A conventional ambient light sensor (ALS) generally comprises at least one photodiode. The decrease in the voltage across the terminals of each photodiode is dependent on the amount of light received by this photodiode.
It is generally possible to deduce an ambient light level by measuring the voltage across the terminals of each photodiode at the end of an integration period before and after which the sensor is reset through recharging of the corresponding photodiode.
However, such a light level detection is generally sensitive to the flicker of artificial light sources that are powered with alternating current (AC) and that illuminate the photodiode.
Such flicker may in particular negatively affect the results of the ambient light level detection, for example through the appearance of moiré patterns on images taken by an image-capturing device coupled to the sensor.
In a case where the artificial light sources are powered by the mains voltage at 50 Hz/60 Hz, one solution for solving this flicker problem consists in choosing an integration period for the photodiode that is a multiple of the half-period of the mains voltage. That is to say a multiple of 10 ms for an AC voltage at 50 Hz or a multiple of 8.33 ms for an AC voltage at 60 Hz. Such a solution is described in French patent document FR 2 997 496 and corresponding U.S. patent publication US20140117214.
In recent years, the widespread use of artificial light sources based in particular on light-emitting diode (LED) technology and on energy-saving lights has led to flicker sources that are based on AC frequencies other than the conventional frequencies, i.e. 50 Hz or 60 Hz.
In addition, a conventional ambient light sensor is generally designed to generate only DC output signals that do not, unfortunately, contain information relating to the random frequency or frequencies of the flicker sources.
Once AC output signals corresponding to the variation of the ambient light level in the proximity of each photodiode of an ambient light sensor have been obtained, as is conventional, it is then necessary to provide a complex signal processing operation of fast Fourier transform (FFT) type to the output signals.

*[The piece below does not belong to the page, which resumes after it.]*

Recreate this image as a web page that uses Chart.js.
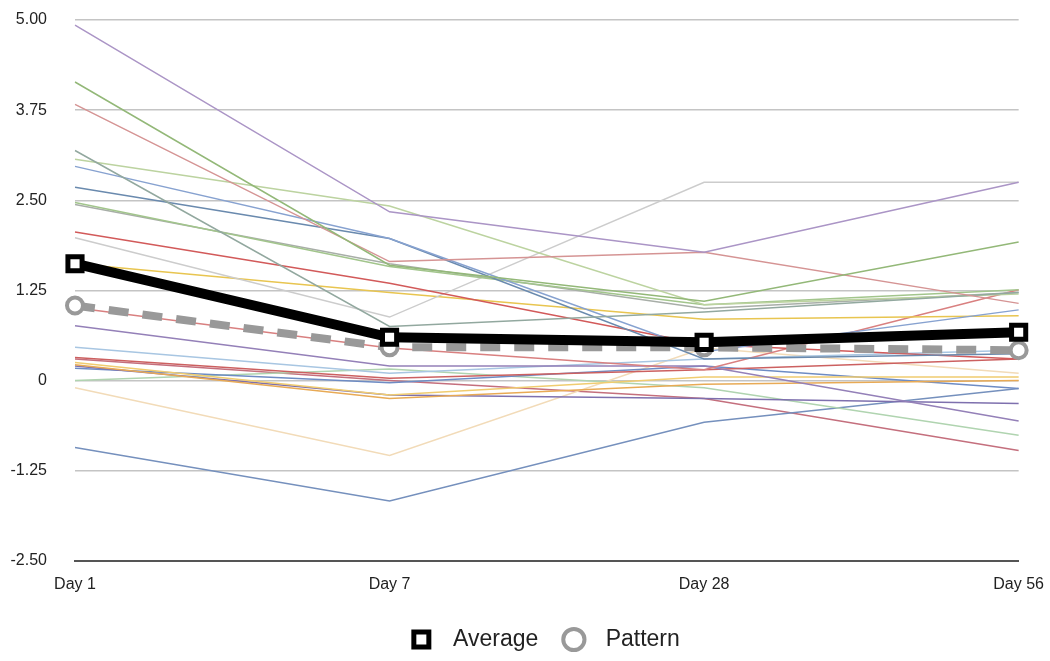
<!DOCTYPE html>
<html>
<head>
<meta charset="utf-8">
<script src="https://cdn.jsdelivr.net/npm/chart.js@4"></script>
<style>
  html, body { margin: 0; padding: 0; background: #fff; }
  #wrap { width: 1050px; height: 661px; }
</style>
</head>
<body>
<div id="wrap"><canvas id="mylinechart"></canvas></div>
<script>
// x categories and y ticks
let days = ['Day 1', 'Day 7', 'Day 28', 'Day 56']
let yTicks = [-2.5, -1.25, 0, 1.25, 2.5, 3.75, 5]

// summary series
let average = [1.62, 0.60, 0.53, 0.67]
let pattern = [1.04, 0.46, 0.46, 0.42]

// individual subjects (Day 1, Day 7, Day 28, Day 56)
let s01 = [4.93, 2.34, 1.78, 2.75]
let s02 = [4.14, 1.60, 1.10, 1.92]
let s03 = [3.83, 1.65, 1.78, 1.07]
let s04 = [3.19, 0.75, 0.95, 1.22]
let s05 = [3.07, 2.42, 1.05, 1.20]
let s06 = [2.97, 1.97, 0.40, 0.98]
let s07 = [2.68, 1.97, 0.30, 0.37]
let s08 = [2.47, 1.58, 1.05, 1.26]
let s09 = [2.44, 1.62, 1.00, 1.22]
let s10 = [2.06, 1.35, 0.50, 0.30]
let s11 = [1.98, 0.88, 2.75, 2.75]
let s12 = [1.62, 1.22, 0.85, 0.90]
let s13 = [1.01, 0.45, 0.15, 1.26]
let s14 = [0.76, 0.20, 0.20, -0.56]
let s15 = [0.46, 0.10, 0.30, 0.42]
let s16 = [0.32, 0.03, 0.15, 0.30]
let s17 = [0.25, -0.20, 0.05, 0.05]
let s18 = [0.22, -0.25, -0.05, 0.00]
let s19 = [0.20, -0.20, -0.25, -0.32]
let s20 = [0.17, -0.03, 0.20, -0.11]
let s21 = [0.00, 0.16, -0.10, -0.76]
let s22 = [-0.10, -1.04, 0.45, 0.10]
let s23 = [-0.93, -1.67, -0.58, -0.11]
let s24 = [0.30, 0.00, -0.25, -0.97]

let subjects = [s01, s02, s03, s04, s05, s06, s07, s08, s09, s10, s11, s12,
                s13, s14, s15, s16, s17, s18, s19, s20, s21, s22, s23, s24]
let subjectColors = ['#ab95c6', '#93b878', '#d59494', '#92a89f', '#bcd3a0', '#87a2d0',
                     '#6a8aae', '#a2c58c', '#a8aea8', '#d25a5a', '#cccccc', '#e8c550',
                     '#d98080', '#9480b8', '#a8c6e2', '#cc6060', '#f0cc70', '#e8aa55',
                     '#7e70ae', '#6e8cc4', '#b0d4b0', '#f2dbb8', '#7590bd', '#c46f7d']

function drawLineChart() {
    const canvasforlinechart = document.getElementById('mylinechart')

    let datasets = [{
        label: 'Average',
        data: average,
        borderColor: '#000',
        borderWidth: 10,
        pointStyle: 'rect',
        pointRadius: 10,
        pointBorderWidth: 5,
        pointBackgroundColor: '#fff',
        pointBorderColor: '#000'
    }, {
        label: 'Pattern',
        data: pattern,
        borderColor: '#999',
        borderWidth: 8,
        borderDash: [20, 14],
        pointStyle: 'circle',
        pointRadius: 8,
        pointBorderWidth: 4,
        pointBackgroundColor: '#fff',
        pointBorderColor: '#999'
    }]

    subjects.forEach(function (s, i) {
        datasets.push({
            label: 'S' + (i + 1),
            data: s,
            borderColor: subjectColors[i],
            borderWidth: 1.5,
            pointRadius: 0
        })
    })

    new Chart(canvasforlinechart, {
        type: 'line',
        data: {
            labels: days,
            datasets: datasets
        },
        options: {
            responsive: true,
            maintainAspectRatio: false,
            animation: false,
            layout: { padding: { top: 20, right: 4, left: 2, bottom: 0 } },
            elements: { line: { tension: 0 } },
            plugins: {
                tooltip: { enabled: false },
                legend: {
                    position: 'bottom',
                    fullSize: false,
                    labels: {
                        // only the two summary lines get a legend entry
                        generateLabels: function (chart) {
                            let items = Chart.defaults.plugins.legend.labels.generateLabels(chart)
                            return items.filter(function (item) { return item.datasetIndex < 2 })
                                .map(function (item) { item.text = '  ' + item.text; return item })
                        },
                        usePointStyle: true,
                        boxWidth: 15,
                        boxHeight: 15,
                        padding: 28,
                        color: '#222',
                        font: { family: 'Liberation Sans', size: 23 }
                    }
                }
            },
            scales: {
                x: {
                    offset: false,
                    grid: { display: false },
                    border: { color: '#555', width: 2 },
                    ticks: {
                        color: '#222',
                        padding: 6,
                        maxRotation: 0,
                        font: { family: 'Liberation Sans', size: 16 }
                    }
                },
                y: {
                    min: -2.5,
                    max: 5,
                    afterBuildTicks: function (axis) {
                        axis.ticks = yTicks.map(function (v) { return { value: v } })
                    },
                    afterFit: function (axis) {
                        axis.width = 73
                        axis.paddingTop = 9
                        axis.paddingBottom = 9
                    },
                    grid: { color: '#c4c4c4', lineWidth: 1.5, drawTicks: false },
                    border: { display: false },
                    ticks: {
                        color: '#222',
                        padding: 28,
                        font: { family: 'Liberation Sans', size: 16 },
                        callback: function (v) { return v == 0 ? '0' : v.toFixed(2) }
                    }
                }
            }
        }
    })
}

drawLineChart()
</script>
</body>
</html>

There is thus a need to propose a technical solution with low complexity and a small silicon footprint that makes it possible to generate AC output signals corresponding to the variation of the ambient light level in the proximity of each photodiode of an ambient light sensor.
These AC output signals are intended to be delivered to what is termed a host processor, for example a microcontroller, that is able to calculate flicker frequencies of the light sources on the basis of these AC output signals by using for example a complex signal processing operation of fast Fourier transform (FFT) type.
However, such a complex signal processing operation generally requires a high computing power and a significant computing time, these not being desirable in the context of the overall performance of the sensor and in particular in the context of user experience.
Furthermore, although such a complex signal processing operation may make it possible to obtain a plurality of different flicker frequencies of the light sources, it is only possible to use an average flicker frequency as a basis for choosing an exposure time that is tailored in such a way as to attenuate or even to prevent such a flicker problem at variable frequencies.
In other words, it is not really necessary to obtain all of the different flicker frequencies of the light sources in order to improve the performance of the ambient light sensor.
In this respect, there is therefore a need to propose a low-complexity and inexpensive technical solution that makes it possible, quickly and accurately, to obtain the average flicker frequency of the light sources on the basis of the AC output signals.
More generally, there is a need to propose a technically simple solution for determining the average frequency of an AC signal.